Contrarian policy in a time of crisis

Will no one think of the poor think tanks? There’s no better time to grab some headlines for higher education policy proposals than August and, as I have noted twice before, the run-up to A levels is a good time. Policy Exchange had another go at persuading everyone that freedom of speech is the big problem (hardly plausible now) and then CEIO published a report that said everything was the big problem. Sadly a real big problem; the outsourcing of university admissions to public examinations was already hitting, and that got lost. It’s worth going back to.

Everything is wrong. A giant compendium of problems, something contentious on every page, and each of those somethings is arguable. In fact, there’s too much to argue with – so I’m going to pick on one of the two core arguments; that too many people go to university and the linked notion that weaker universities should be converted to something else.

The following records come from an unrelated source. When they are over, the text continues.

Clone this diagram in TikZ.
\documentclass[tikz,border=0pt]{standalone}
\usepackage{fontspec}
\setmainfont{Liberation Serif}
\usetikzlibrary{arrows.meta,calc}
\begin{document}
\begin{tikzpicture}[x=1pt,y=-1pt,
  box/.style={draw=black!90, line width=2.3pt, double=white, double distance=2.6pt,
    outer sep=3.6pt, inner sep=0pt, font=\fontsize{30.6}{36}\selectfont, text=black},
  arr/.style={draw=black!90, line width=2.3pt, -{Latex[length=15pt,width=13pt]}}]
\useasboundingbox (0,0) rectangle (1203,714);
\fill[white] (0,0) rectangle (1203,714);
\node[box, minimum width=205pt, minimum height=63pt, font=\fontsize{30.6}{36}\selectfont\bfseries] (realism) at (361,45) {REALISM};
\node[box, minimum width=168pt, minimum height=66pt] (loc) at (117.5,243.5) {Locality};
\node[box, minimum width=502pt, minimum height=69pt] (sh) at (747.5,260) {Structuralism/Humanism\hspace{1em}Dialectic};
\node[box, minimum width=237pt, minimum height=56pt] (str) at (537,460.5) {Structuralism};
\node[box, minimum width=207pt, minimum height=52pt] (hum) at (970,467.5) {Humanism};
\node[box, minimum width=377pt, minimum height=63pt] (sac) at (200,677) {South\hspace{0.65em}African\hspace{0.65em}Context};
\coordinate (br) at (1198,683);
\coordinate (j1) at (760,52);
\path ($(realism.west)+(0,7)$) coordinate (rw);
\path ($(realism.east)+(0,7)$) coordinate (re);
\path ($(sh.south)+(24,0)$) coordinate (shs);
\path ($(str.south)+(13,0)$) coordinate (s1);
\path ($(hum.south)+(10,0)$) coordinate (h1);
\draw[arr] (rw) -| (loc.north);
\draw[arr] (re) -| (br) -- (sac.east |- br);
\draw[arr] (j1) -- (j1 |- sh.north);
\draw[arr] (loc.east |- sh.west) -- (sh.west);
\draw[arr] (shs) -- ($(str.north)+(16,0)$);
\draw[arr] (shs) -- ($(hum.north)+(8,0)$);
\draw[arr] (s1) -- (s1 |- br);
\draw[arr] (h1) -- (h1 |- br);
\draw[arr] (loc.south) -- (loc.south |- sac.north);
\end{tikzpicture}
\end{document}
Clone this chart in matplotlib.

This argument has done the rounds on Twitter. Massification of higher education is the problem because it leads to managerialism, precarious jobs, pensions reforms, atriums – anything bad. So the brave contrarian has to round on too many people going to higher education. If that looks like a retrograde step, it’s because it is. Nudge nudge, it will be the technical or vocational things that go, leaving pure academic subjects behind. All will be well. The largest subject group recruited to through UCAS is Business & Management; no one likes the Business School.

So Jones & Cunliffe have come up with a scheme to slim down the sector – weaker and lower quality universities will be defrocked. A splendid planning exercise will happen, with DfE consulting communities, determining which of the current universities will become ‘New Technical Colleges’ (NTCs). The UK has never had a HE planning exercise on such a scale (something about independent autonomous universities must have got in the way) – the only analogies are the merger & closure of teacher training colleges in the 70s and the UGC cuts in the 80s. Trust the DfE though (a harder sell at the end of August).

Jones & Cunliffe aren’t completely clear which are the weaker universities (I guess you just know it) but they do offer the standard argument. They’re weaker because of the students who go there: WP students come in and when they go to work they don’t earn as much money as the average. Well, yes. If the mobile middle classes are less represented at some universities, then it’s not hard to see why the outcomes might be different.

Of course, this newly tiered sector may have some issues. The staff in these NTCs might not be pleased with their new status…

These changes will be highly disruptive for many university employees and it is critical that they be supported throughout and beyond the process.

Jones & Cunlife 2020 p31

The students at these NTCs might not be pleased either, but rest assured this is not elitism. The good news is that there will be ‘super universities’ (but not subject to the problems of the existing ones) and ‘free universities’ – extra super universities with one per nation (yes Northern Ireland gets the same investment as England).

Jones & Cunliffe p35

So; the good news is that if you agreed with the benefits of the scheme and thought that the scheme could deliver those benefits, there’s no chance that a UK government could deliver the scheme. A planning body so strong that it would be nationalising the universities, fixing them in a hierarchy and then letting them go about their fully funded business with no further intervention at all. With the freedom to teach or research whatever they wanted. With elected vice-chancellors.

It’s clear that the notion we have too much higher education is not going away. Ministers were warming to this before they realised that universities were the only people who could mitigate their fiasco with level 3 assessments. It will be back, but hopefully without too much reference to this scheme.

Side note; academics are able to write about higher education, even though it’s not their field of study. This is not transferable: education specialists are unlikely to find think tanks to publish their views on international studies.